All members of the NES family operate based on the same principles. They differ in the type of distribution and the gradient approximation method used. Different search spaces require different search distributions; for example, in low dimensionality it can be highly beneficial to model the full covariance matrix (xNES). In high dimensions a more scalable alternative is to limit the covariance to the diagonal only (SNES). In addition, highly multi-modal search spaces may benefit from more heavy-tailed distributions. A last distinction arises between distributions where we can analytically compute the natural gradient, and more general distributions where we need to estimate it from samples.

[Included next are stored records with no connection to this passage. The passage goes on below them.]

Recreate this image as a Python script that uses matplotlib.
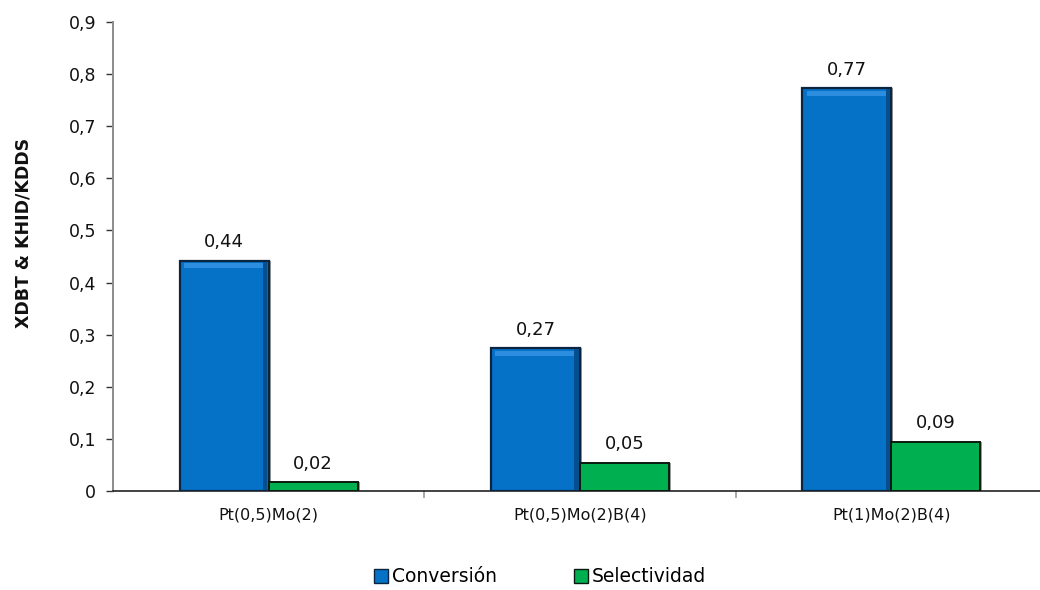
import matplotlib
matplotlib.use("Agg")
import matplotlib.pyplot as plt
from matplotlib.ticker import FuncFormatter, FixedLocator
from matplotlib.patches import Patch
import numpy as np

plt.rcParams['font.family'] = ['DejaVu Sans']

categories = ["Pt(0,5)Mo(2)", "Pt(0,5)Mo(2)B(4)", "Pt(1)Mo(2)B(4)"]
conversion = [0.442, 0.274, 0.773]
selectivity = [0.017, 0.054, 0.0949]
series_names = ["Conversión", "Selectividad"]
y_ticks = [0.0, 0.1, 0.2, 0.3, 0.4, 0.5, 0.6, 0.7, 0.8, 0.9]

blue = "#0572C8"
blue_edge = "#0B2440"
green = "#00B050"
green_edge = "#0A1A10"


def comma(v, _pos=None):
    if abs(v) < 1e-9:
        return "0"
    return f"{v:.1f}".replace(".", ",")


fig = plt.figure(figsize=(10.4, 5.9), dpi=100)
ax = fig.add_axes([113 / 1040, 1 - 491 / 590, (1047 - 113) / 1040, (491 - 22) / 590])

x = np.arange(len(categories))
w = 0.286

# soft grey drop shadows behind the bars
ax.bar(x - w / 2 + 0.006, conversion, w, color="#9A9A9A", linewidth=0, zorder=1)
ax.bar(x + w / 2 + 0.006, selectivity, w, color="#9A9A9A", linewidth=0, zorder=1)

bars_c = ax.bar(x - w / 2, conversion, w, color=blue, edgecolor=blue_edge,
                linewidth=1.6, zorder=3)
bars_s = ax.bar(x + w / 2, selectivity, w, color=green, edgecolor=green_edge,
                linewidth=1.4, zorder=3)

# bevel: lighter band along the top and darker strip on the right of blue bars
for xi, v in zip(x, conversion):
    ax.bar(xi - w / 2, 0.010, w * 0.9, bottom=v - 0.015, color="#2D8EE0",
           linewidth=0, zorder=4)
    ax.bar(xi - w / 2 + w * 0.46, v - 0.004, w * 0.05, bottom=0.002,
           color="#064F8E", linewidth=0, zorder=4)

for xi, v in zip(x, conversion):
    ax.text(xi - w / 2, v + 0.018, f"{v:.2f}".replace(".", ","), ha="center",
            va="bottom", fontsize=13, color="#111111")
for xi, v in zip(x, selectivity):
    ax.text(xi + w / 2, v + 0.018, f"{v:.2f}".replace(".", ","), ha="center",
            va="bottom", fontsize=13, color="#111111")

ax.set_xlim(-0.5, 2.5)
ax.set_ylim(0, 0.9)
ax.yaxis.set_major_locator(FixedLocator(y_ticks))
ax.yaxis.set_major_formatter(FuncFormatter(comma))
ax.tick_params(axis="y", direction="out", length=5, width=1, color="#333333",
               labelsize=12.5, labelcolor="#111111", pad=7)

ax.xaxis.set_major_locator(FixedLocator(x))
ax.set_xticklabels(categories, fontsize=11.5, color="#111111")
ax.xaxis.set_minor_locator(FixedLocator([0.5, 1.5]))
ax.tick_params(axis="x", which="major", length=0, pad=12)
ax.tick_params(axis="x", which="minor", direction="out", length=5, width=1.2,
               color="#999999")

for s in ["top", "right"]:
    ax.spines[s].set_visible(False)
ax.spines["left"].set_color("#8C8C8C")
ax.spines["left"].set_linewidth(1.4)
ax.spines["bottom"].set_color("#111111")
ax.spines["bottom"].set_linewidth(1.1)

fig.text(24 / 1040, 1 - 233 / 590, "XDBT & KHID/KDDS", rotation=90, ha="center",
         va="center", fontsize=12.5, fontweight="bold", color="#111111")

handles = [Patch(facecolor=blue, edgecolor=blue_edge, linewidth=1.0),
           Patch(facecolor=green, edgecolor=green_edge, linewidth=1.0)]
fig.legend(handles, series_names, loc="center", bbox_to_anchor=(540 / 1040, 1 - 577 / 590),
           ncol=2, frameon=False, fontsize=13.5, handlelength=0.75, handleheight=0.75,
           handletextpad=0.2, columnspacing=4.1)

fig.savefig("out.png", dpi=100, facecolor="white")
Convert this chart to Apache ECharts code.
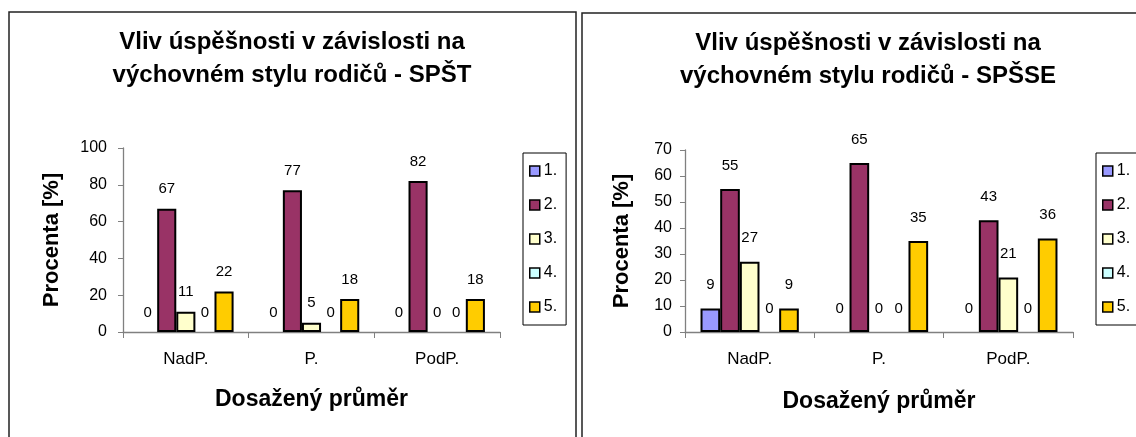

Recommendations and implementations

	xNES	SNES
When to use?	Small-to-medium problem dimension (<100), especially powerful with highly correlated parameters.	Medium-to-large problem dimension, with approximately separable parameters.
Benchmarking results	BBOB 2012 [Pdf]	BBOB 2012 [Pdf]
Pseudo-code	[Pdf]	[Pdf]
Python	xnes.py by Tom Schaul (also xnes.py in PyBrain)	snes.py by Tom Schaul (also snes.py in PyBrain)
Matlab	xnes.m by Sun Yi	snes.m by Matt Luciw
Mathematica	nes.nb by Jan Koutník	nes.nb by Jan Koutník, or snes.nb by Giuseppe Cuccu
C++	xnes.cpp by Tobias Glasmachers
Lua		In the torch library (Clément Farabet)

Additional variants

Cauchy-NES ([Pseudocode]), using a multivariate Cauchy distribution that can improve the search for deceptive and multimodal functions.
Radial NES (rNES, [Pseudocode]; [Mathematica] by Giuseppe Cuccu), the simplest variant that adapts a single parameter. Lends itself to theoretical studies such as [27].
xNES with adaptation sampling (xNES-as, [Pseudocode]), a variant that adapts the learning rate online, which often improves performance (see this comparison).
(1+1)-NES ( [Pseudocode]), a hill-climber variant.
Multi-objective extension (MO-NES, [Pseudocode]) for multi-objective optimization.
xNES with a rank-one covariance matrix approximation (R1-NES, [Pseudocode]; [Matlab] by Sun Yi).
Distance-weighted xNES, with some substantial speed improvements (DX-NES, [Matlab] by Nobusumi Fukushima), for details see N. Fukushima, Y. Nagata, S. Kobayashi and I. Ono, presented at CEC 2011.

If not mentioned otherwise, all this code is open-source, free to use and licensed under the BSD software license.